Stattdessen ging er nach New York City, wo Magnum Photos und Random House „House of Bondage“ veröffentlichten und der Welt das schreckliche Apartheidsystem Südafrikas enthüllten. Das bahnbrechende Buch wurde zu einer internationalen Schlagzeile und trug dazu bei, die Anti-Apartheid-Bewegung anzukurbeln.
1968 schrieb Cole in Ebony, er wolle mit seinem Fotobuch „der Welt zeigen, was der weiße Südafrikaner den Schwarzen angetan hat“. „Ich wusste, wenn ein Informant herausfand, was ich tat, würde ich angezeigt werden und im Gefängnis landen“, fuhr er fort. „Ich wusste, dass ich getötet werden könnte, nur weil ich das Material für ein solches Buch gesammelt hatte, und ich wusste, dass ich, wenn ich fertig wäre, mein Land verlassen müsste, um das Buch zu veröffentlichen. Und ich wusste, dass ich nach der Veröffentlichung des Buches nie mehr nach Hause gehen konnte.“
Doch Coles Ruhm war nur von kurzer Dauer. In den 1970er Jahren gab er die Fotografie auf und starb 1990 im Alter von nur 49 Jahren mittellos. Seine Originalnegative gelten als verschollen. Bis vor ein paar Jahren war das so. Im Jahr 2018 fanden Coles Erben 60.000 Negative in einem Banktresor in Stockholm. Jetzt ist die erste Ausstellung mit Werken aus Coles wiederentdecktem Archiv im FOAM, dem Fotografiemuseum Amsterdam, zu sehen.

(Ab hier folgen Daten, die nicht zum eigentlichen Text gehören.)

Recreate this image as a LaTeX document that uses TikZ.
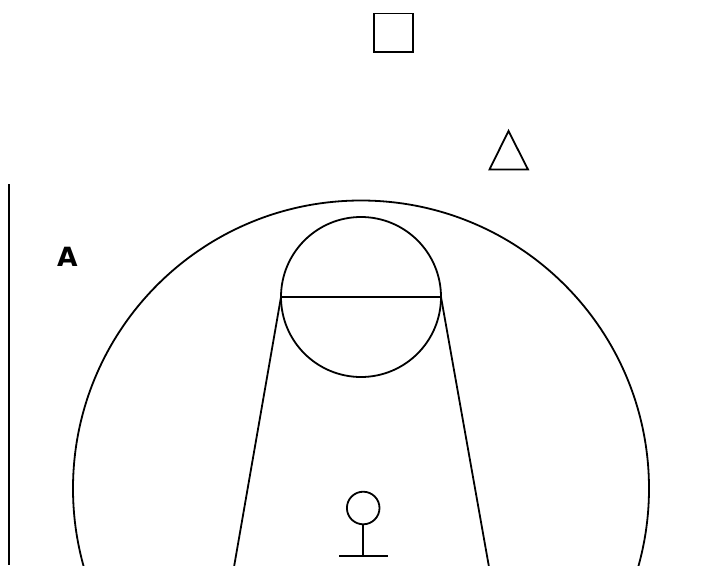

„Ernest Cole: House of Bondage“ zeigt Coles Pionierarbeit und die Hindernisse, die er überwunden hat, um bahnbrechende Bilder der Unterdrückung einzufangen. Als Cole 1967 schließlich „House of Bondage“ veröffentlichte, schockierten die Bilder die Welt – und der Künstler wusste, dass sie es tun würden. Im Vorfeld der FOAM-Ausstellung veröffentlichte Aperture das Buch erneut und präsentierte dem Publikum des 21. Jahrhunderts diesen Bericht aus der ersten Person über die alltägliche Gewalt unter der Apartheid.